A luta em prol da igualdade racial era apenas uma pequena fração do caráter de Hunt. Parafraseando John Watson, James tinha uma natureza “compassiva e amorosa” que, “infelizmente, não era devidamente transmitida ao público, que só ouvia falar do lado sensacionalista [dele]”. 

Por trás do mito, um homem e seus demônios 

E no fim, voltamos ao começo. James era uma pessoa carismática, alegre e que enchia o ambiente com a sua presença particularmente cativante. Seus duelos com o sistemático e sério Niki Lauda se transformaram em filme — não muito bem visto pela família, é verdade — e sua coragem em enfrentar a tempestade em Fuji o fizeram um campeão de Fórmula 1. 

No entanto, ele era mais do que o piloto feroz, o playboy festeiro, o amante faminto ou o viciado por adrenalina. Ele era mais do que as fotos rodeado de mulheres, que amplamente divulgadas em resposta às atitudes e posicionamentos dos pilotos de hoje. 

James Hunt foi um homem que lutou por muito tempo contra uma depressão quase incapacitante. Um homem que encontrou alívio emocional na bebida, nas drogas e na cama. Um homem que, por pura força de vontade, buscou se entender para ser melhor não para si mesmo apenas, mas também para a família e para os filhos. 

Ele era um homem que, com o próprio processo de cura, se deu conta de que tinha uma voz e que podia usá-la para o bem, tanto dentro quanto fora do esporte. Um homem que desejava fortalecer a sua posição como comentarista e como alguém que não aceitava injustiças sociais. 

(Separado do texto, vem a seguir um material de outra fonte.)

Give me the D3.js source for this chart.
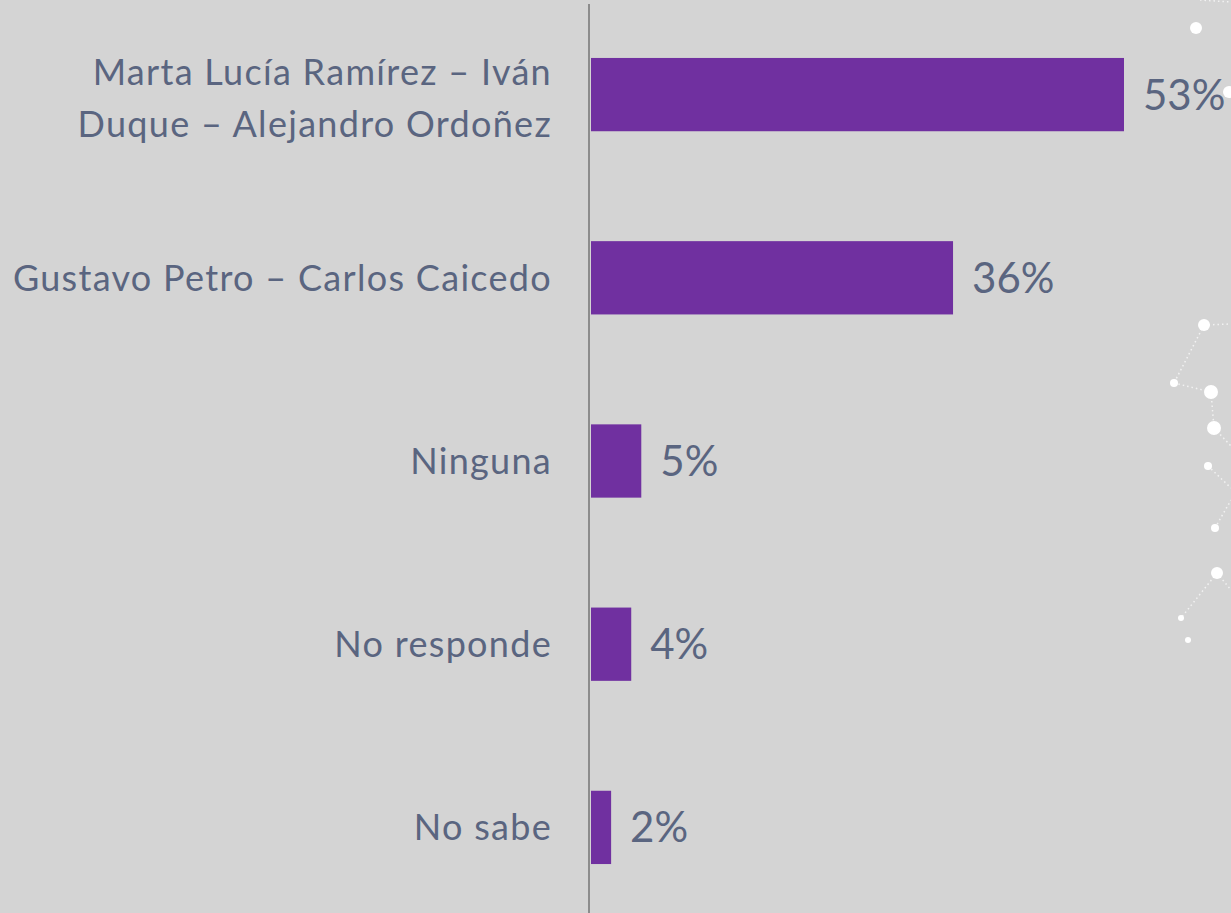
<!DOCTYPE html>
<html>
<head>
<meta charset="utf-8">
<script src="https://cdn.jsdelivr.net/npm/d3@7"></script>
<style>
  html, body { margin: 0; padding: 0; background: #d4d4d4; }
  svg { display: block; }
</style>
</head>
<body>
<div id="chart"></div>
<script>
// intención de voto, segunda vuelta
const categories = [
  ["Marta Lucía Ramírez – Iván", "Duque – Alejandro Ordoñez"],
  ["Gustavo Petro – Carlos Caicedo"],
  ["Ninguna"],
  ["No responde"],
  ["No sabe"]
];
const values = [53, 36, 5, 4, 2];
const valueLabels = ["53%", "36%", "5%", "4%", "2%"];

// decorative constellation on the right edge
const dots = [[1196, 28, 6], [1229, 92, 6], [1204, 325, 6], [1174, 383, 4], [1211, 392, 7],
  [1214, 428, 7], [1208, 466, 4], [1215, 528, 4], [1217, 573, 6], [1181, 618, 3], [1188, 640, 3]];
const links = [[1200, 0, 1231, 2], [1204, 325, 1231, 324], [1204, 325, 1174, 383], [1174, 383, 1211, 392],
  [1211, 392, 1214, 428], [1214, 428, 1231, 446], [1208, 466, 1231, 488], [1215, 528, 1231, 500],
  [1217, 573, 1181, 618], [1217, 573, 1231, 590]];

const width = 1231;
const height = 913;
const x0 = 591;
const textColor = "#5a6580";

const svg = d3.select("#chart")
  .append("svg")
  .attr("width", width)
  .attr("height", height);

svg.append("rect")
  .attr("width", width)
  .attr("height", height)
  .attr("fill", "#d4d4d4");

svg.selectAll("line.link")
  .data(links)
  .enter()
  .append("line")
  .attr("class", "link")
  .attr("x1", d => d[0]).attr("y1", d => d[1])
  .attr("x2", d => d[2]).attr("y2", d => d[3])
  .attr("stroke", "#f2f2f2")
  .attr("stroke-width", 1.5)
  .attr("stroke-dasharray", "1.5,3");

svg.selectAll("circle.dot")
  .data(dots)
  .enter()
  .append("circle")
  .attr("class", "dot")
  .attr("cx", d => d[0])
  .attr("cy", d => d[1])
  .attr("r", d => d[2])
  .attr("fill", "#ffffff");

const y = d3.scaleBand()
  .domain(d3.range(values.length))
  .range([3, 919])
  .paddingInner(0.6)
  .paddingOuter(0.3);

const x = d3.scaleLinear()
  .domain([0, 53])
  .range([x0, 1124]);

svg.selectAll("rect.bar")
  .data(values)
  .enter()
  .append("rect")
  .attr("class", "bar")
  .attr("x", x(0))
  .attr("y", (d, i) => y(i))
  .attr("width", d => x(d) - x(0))
  .attr("height", y.bandwidth())
  .attr("fill", "#7030a0");

svg.append("line")
  .attr("x1", 589).attr("x2", 589)
  .attr("y1", 4).attr("y2", height)
  .attr("stroke", "#8c8c8c")
  .attr("stroke-width", 2);

svg.selectAll("text.value")
  .data(values)
  .enter()
  .append("text")
  .attr("class", "value")
  .attr("x", d => x(d) + 19)
  .attr("y", (d, i) => y(i) + y.bandwidth() / 2 + 15)
  .attr("font-family", "Lato, 'Open Sans', sans-serif")
  .attr("font-size", 42)
  .attr("fill", textColor)
  .text((d, i) => valueLabels[i]);

const labels = svg.selectAll("text.cat")
  .data(categories)
  .enter()
  .append("text")
  .attr("class", "cat")
  .attr("x", 552)
  .attr("text-anchor", "end")
  .attr("font-family", "Lato, 'Open Sans', sans-serif")
  .attr("font-size", 36)
  .attr("letter-spacing", 1.3)
  .attr("fill", textColor)
  .attr("y", (d, i) => y(i) + y.bandwidth() / 2 + 13 - (d.length - 1) * 23);

labels.selectAll("tspan")
  .data(d => d)
  .enter()
  .append("tspan")
  .attr("x", 552)
  .attr("dy", (d, i) => i === 0 ? 0 : 52)
  .text(d => d);
</script>
</body>
</html>
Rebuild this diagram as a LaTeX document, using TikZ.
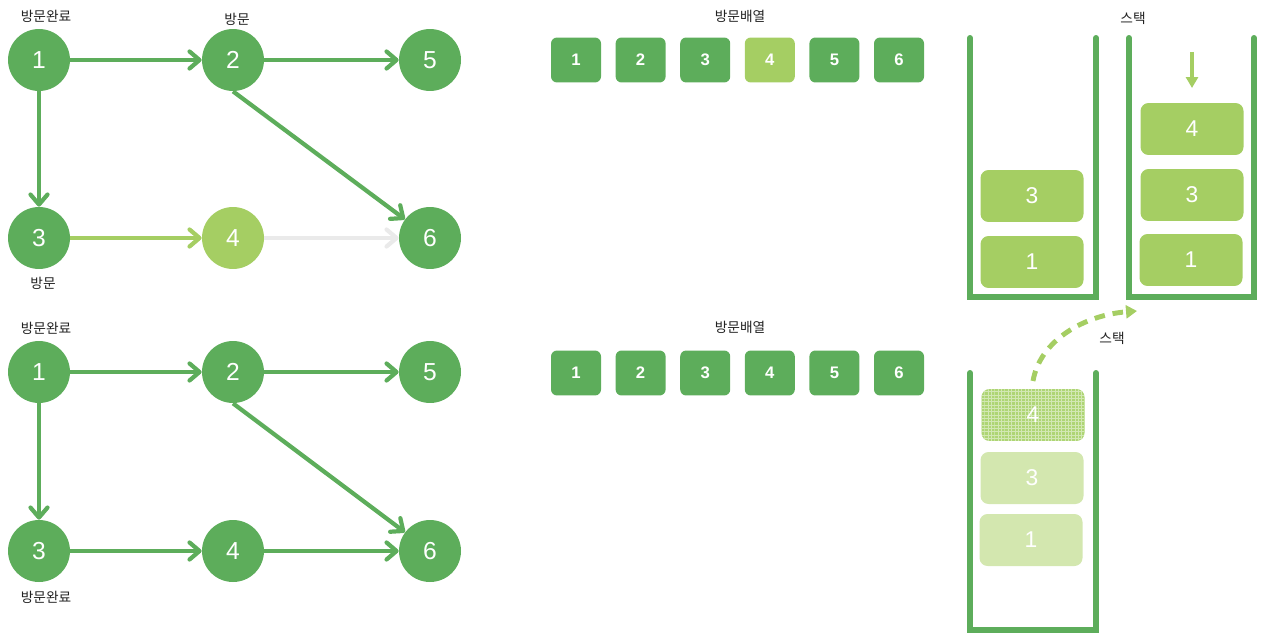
\documentclass[tikz,border=0pt]{standalone}
\usepackage{fontspec}
\setmainfont{Liberation Sans}
\newfontfamily\kr{Noto Sans CJK KR}
\usetikzlibrary{arrows.meta,positioning,calc,patterns.meta}
\definecolor{dgreen}{HTML}{5DAD5B}
\definecolor{lgreen}{HTML}{A5CE63}
\definecolor{pgreen}{HTML}{D3E7AF}
\definecolor{hgreen}{HTML}{AED574}
\definecolor{egray}{HTML}{EAEAEA}
\definecolor{ink}{HTML}{222222}
\tikzdeclarepattern{
    name=finegrid,
    type=uncolored,
    bottom left={(-0.2pt,-0.2pt)},
    top right={(2pt,2pt)},
    tile size={(1.9pt,1.9pt)},
    code={\draw[line width=0.35pt] (0pt,0pt) -- (1.9pt,0pt) (0pt,0pt) -- (0pt,1.9pt);}
}

\begin{document}
\begin{tikzpicture}[x=0.02cm,y=-0.02cm,
    vert/.style={circle,fill=dgreen,minimum size=1.24cm,inner sep=0pt,text=white,font=\fontsize{14}{14}\selectfont},
    edge/.style={dgreen,line width=2.4pt,-{Straight Barb[length=0.2cm,width=0.34cm,round]}},
    cell/.style={rounded corners=0.12cm,fill=dgreen,minimum width=1cm,minimum height=0.9cm,inner sep=0pt,text=white,font=\bfseries\fontsize{9.5}{9.5}\selectfont},
    item/.style={rounded corners=0.16cm,fill=lgreen,minimum width=2.06cm,minimum height=1.04cm,inner sep=0pt,text=white,font=\fontsize{13}{13}\selectfont},
    wall/.style={dgreen,line width=3.4pt,line cap=round,line join=miter},
    tag/.style={text=ink,font=\kr\fontsize{7.8}{7.8}\selectfont}]
    \useasboundingbox (0,0) rectangle (1267,642);

    % top graph
    \node[vert] (a1) at (39,60) {1};
    \node[vert] (a2) at (233,60) {2};
    \node[vert] (a5) at (430,60) {5};
    \node[vert] (a3) at (39,238) {3};
    \node[vert,fill=lgreen] (a4) at (233,238) {4};
    \node[vert] (a6) at (430,238) {6};
    \node[tag] (la1) at (46,16) {방문완료};
    \node[tag] (la2) at (237,19) {방문};
    \node[tag] (la3) at (43,283) {방문};
    \draw[edge] (a1) -- (a2);
    \draw[edge] (a2) -- (a5);
    \draw[edge] (a1) -- (a3);
    \draw[edge] (a2.south) -- (a6);
    \draw[edge,lgreen] (a3) -- (a4);
    \draw[edge,egray] (a4) -- (a6);

    % bottom graph
    \node[vert] (b1) at (39,372) {1};
    \node[vert] (b2) at (233,372) {2};
    \node[vert] (b5) at (430,372) {5};
    \node[vert] (b3) at (39,551) {3};
    \node[vert] (b4) at (233,551) {4};
    \node[vert] (b6) at (430,551) {6};
    \node[tag] (lb1) at (46,328) {방문완료};
    \node[tag] (lb3) at (46,597) {방문완료};
    \draw[edge] (b1) -- (b2);
    \draw[edge] (b2) -- (b5);
    \draw[edge] (b1) -- (b3);
    \draw[edge] (b2.south) -- (b6);
    \draw[edge] (b3) -- (b4);
    \draw[edge] (b4) -- (b6);

    % visited arrays
    \node[tag] (arrA) at (740,16) {방문배열};
    \foreach \i/\c in {1/dgreen,2/dgreen,3/dgreen,4/lgreen,5/dgreen,6/dgreen}
        \node[cell,fill=\c] (ta\i) at ({511.4+64.6*\i},60) {\i};
    \node[tag] (arrB) at (740,327) {방문배열};
    \foreach \i in {1,...,6}
        \node[cell] (tb\i) at ({511.4+64.6*\i},373) {\i};

    % stacks, top
    \node[tag] (stkA) at (1133,18) {스택};
    \draw[wall] (970,38) -- (970,297) -- (1096,297) -- (1096,38);
    \node[item] (sA1) at (1032,262) {1};
    \node[item] (sA3) at (1032,196) {3};
    \draw[wall] (1129,38) -- (1129,297) -- (1254,297) -- (1254,38);
    \node[item] (sB1) at (1191,260) {1};
    \node[item] (sB3) at (1192,195) {3};
    \node[item] (sB4) at (1192,129) {4};
    \coordinate (push0) at (1192,52);
    \coordinate (push1) at (1192,88);
    \draw[lgreen,line width=2.2pt,-{Triangle[length=0.22cm,width=0.24cm]}] (push0) -- (push1);

    % stack, bottom
    \node[tag] (stkC) at (1112,338) {스택};
    \draw[wall] (970,373) -- (970,630) -- (1096,630) -- (1096,373);
    \node[item,fill=pgreen] (sC1) at (1031,540) {1};
    \node[item,fill=pgreen] (sC3) at (1032,478) {3};
    \node[item,preaction={fill=hgreen},pattern={finegrid},pattern color=white!45!hgreen] (sC4) at (1033,415) {4};
    \coordinate (pop0) at (1033,381);
    \coordinate (pop1) at (1137,311);
    \draw[lgreen,line width=2.8pt,dash pattern=on 6pt off 4.5pt,-{Triangle[length=0.22cm,width=0.26cm]}]
        (pop0) .. controls (1040,340) and (1085,315) .. (pop1);
\end{tikzpicture}
\end{document}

James era um pai esforçado, um filho amado e um parceiro que, finalmente, estava pronto para dar o próximo passo na sua vida ao lado da namorada, Helen. Um homem que, infelizmente, recebeu o pior lembrete de que, por mais que ele fosse rápido, os demônios do seu passado o alcançariam de uma forma ou de outra. 

E é esse piloto, de “colhões grandes” e coração maior ainda que deve ser exaltado, e não a figura sob o pedestal da nostalgia e os holofotes do passado. Um piloto que, no fundo, no fundo, não é tão diferente dos atletas que vemos nas pistas hoje.